Monday, November 29, 2010
Storyteller’s Rulebook #57: ...And The Bad Advice Solution
Last time I talked about the problem with smothering your hero in good advice, especially if you don’t show that such advice is always somewhat dubious. But if you really want your hero to change in a dynamic way, don’t give him good advice until he finally says, “okay!” Give him bad advice until he says, “no!” Doesn’t that sound more dramatic? Don’t believe me? As proof, I present… …my favorite scene of all time!
Heroes needs special skills but they also need flaws, flaws that they can struggle heroically to overcome. This means that it’s always tempting to give a hero, especially the hero of a workplace TV drama, the most struggle-riffic flaw of all: alcoholism. Everyday is a struggle for a recovering alcoholic. Nobody trusts them entirely. They’re surrounded by temptation. Their self-denial, even if it succeeds, can push them to do other bad things in frustration. It’s dramatic gold!
But it can also be a dramatic pothole. The big problem with the recovering alcoholic character is that it’s ultimately an either/or situation. We all know that if they have one more drink, then they’ll have a hundred, so there’s no gray area for the writer to play around in. If you want to keep them straight, your choices are narrow.

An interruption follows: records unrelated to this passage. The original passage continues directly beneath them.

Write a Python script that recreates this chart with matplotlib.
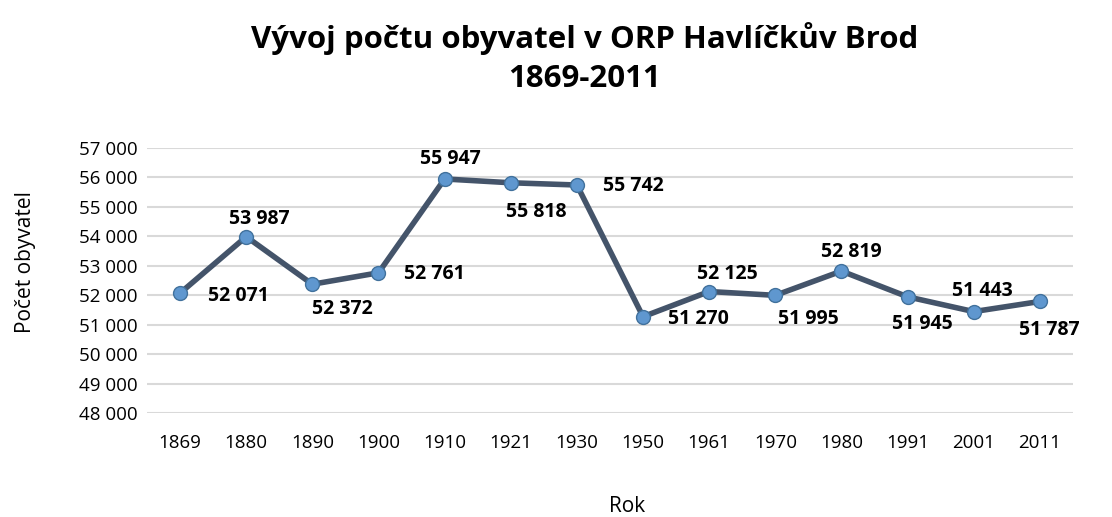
import matplotlib.pyplot as plt

years = ['1869', '1880', '1890', '1900', '1910', '1921', '1930',
         '1950', '1961', '1970', '1980', '1991', '2001', '2011']
population = [52071, 53987, 52372, 52761, 55947, 55818, 55742,
              51270, 52125, 51995, 52819, 51945, 51443, 51787]
y_ticks = list(range(48000, 57001, 1000))

# posun popisku od bodu v pixelech (x doprava, y nahoru)
label_offsets = [(58, -3), (13, 18), (30, -25), (56, -1), (6, 20), (25, -29), (56, -1),
                 (55, -2), (18, 18), (33, -24), (10, 19), (15, -27), (9, 21), (9, -29)]

plt.rcParams['font.family'] = ['Open Sans', 'DejaVu Sans']


def fmt(v):
    return '{:,}'.format(v).replace(',', ' ')


fig = plt.figure(figsize=(11.12, 5.17), dpi=100)
ax = fig.add_axes([0.1322, 0.2012, 0.8327, 0.5126])

x = list(range(len(years)))
ax.plot(x, population, color='#44546a', lw=4, marker='o', ms=10,
        markerfacecolor='#5f97cf', markeredgecolor='#41719c', markeredgewidth=1, zorder=3)

for xi, v, (dx, dy) in zip(x, population, label_offsets):
    ax.annotate(fmt(v), (xi, v), xytext=(dx * 0.72, dy * 0.72), textcoords='offset points',
                ha='center', va='center', fontsize=14, fontweight='bold', color='black')

ax.set_xlim(-0.5, len(years) - 0.5)
ax.set_ylim(48000, 57000)
ax.set_yticks(y_ticks)
ax.set_yticklabels([fmt(v) for v in y_ticks])
ax.set_xticks(x)
ax.set_xticklabels(years)
ax.tick_params(axis='both', length=0, labelsize=13.5)
ax.tick_params(axis='x', pad=15)
ax.tick_params(axis='y', pad=7)
ax.grid(axis='y', color='#d9d9d9', lw=1.5, zorder=0)
ax.set_axisbelow(True)
for s in ax.spines.values():
    s.set_visible(False)

fig.text(0.023, 0.493, 'Počet obyvatel', rotation=90, ha='center', va='center', fontsize=15)
fig.text(0.564, 0.02, 'Rok', ha='center', va='center', fontsize=15)
fig.text(0.526, 0.888, 'Vývoj počtu obyvatel v ORP Havlíčkův Brod\n1869-2011',
         ha='center', va='center', fontsize=22.5, fontweight='bold', linespacing=1.4)

fig.savefig('out.png', dpi=100)
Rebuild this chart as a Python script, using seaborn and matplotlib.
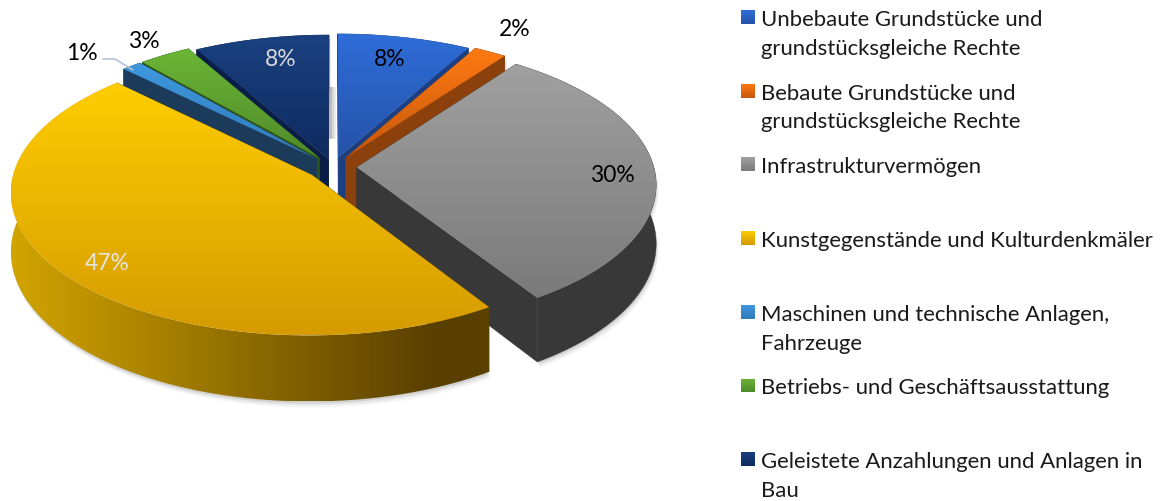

It used to be a no-brainer to say that “Hill Street Blues” was the greatest TV drama of all time. There have been a lot of challengers to that throne in the last decade or so, so I won’t start that debate now, but it’s still a contender. Throughout the first season, the chief, played by Daniel J. Travanti, got very tough on an alcoholic cop played by Kiel Martin, insisting that he join AA or quit the force. We followed Martin’s descent until he hit rock bottom. Finally, in the final scene of the first season, he drags himself to an AA meeting. There, he’s surprised to see Travanti himself, who tells his own harrowing story of beating the bottle.
From that point on, we knew that Travanti had the danger of relapse hanging over his head, along with all of the other threats he had to avert. Finally in the fourth season, it all came crashing down. He was under investigation, his career seemed over, his wife had left him… would he finally crack? He sniffs an open bottle, but in desperation he calls his 12-step sponsor, whom he hasn’t spoken to in forever. The man’s secretary tells Travanti that he’s at lunch and then he’ll be out for the day. Travanti insists that it’s an emergency and gets the name of the restaurant...
Let’s pause here and point out that this is going to be a very tricky scene to write. We’ve been building up to this moment for four years. We know that Travanti probably won’t fall off the wagon, because we’ve already been through that storyline more than once with the other cop. But what can the sponsor possibly say that would be powerful enough to turn him around at this point?
Travanti finds the startled man in the restaurant and sits down across from him, begging him for reasons not to drink. They’ve obviously been through a lot together, but rather than speak from the heart, the sponsor can only give Travanti half-hearted platitudes about hanging in there. Travanti notices that his sponsor is panicky and trying to get him to leave as soon as possible. He soon finds out why as the waitress brings the man the scotch he ordered. Travanti is heartbroken to see that he’s fallen off the wagon, but the sponsor doesn’t appreciate his scorn—he launches into a bitter denunciation of the program, saying that it’s not actually a big deal—he’s still in control. It sounds pitiful. That’s all Travanti needs to hear. He leaves so that his former sponsor can have the drink he so badly needs. We know that Travanti’s not going to become a drunk again.
Positive examples and good advice are never as powerful as negative exa mples and bad advice. Saying no is always a stronger dramatic choice than saying yes.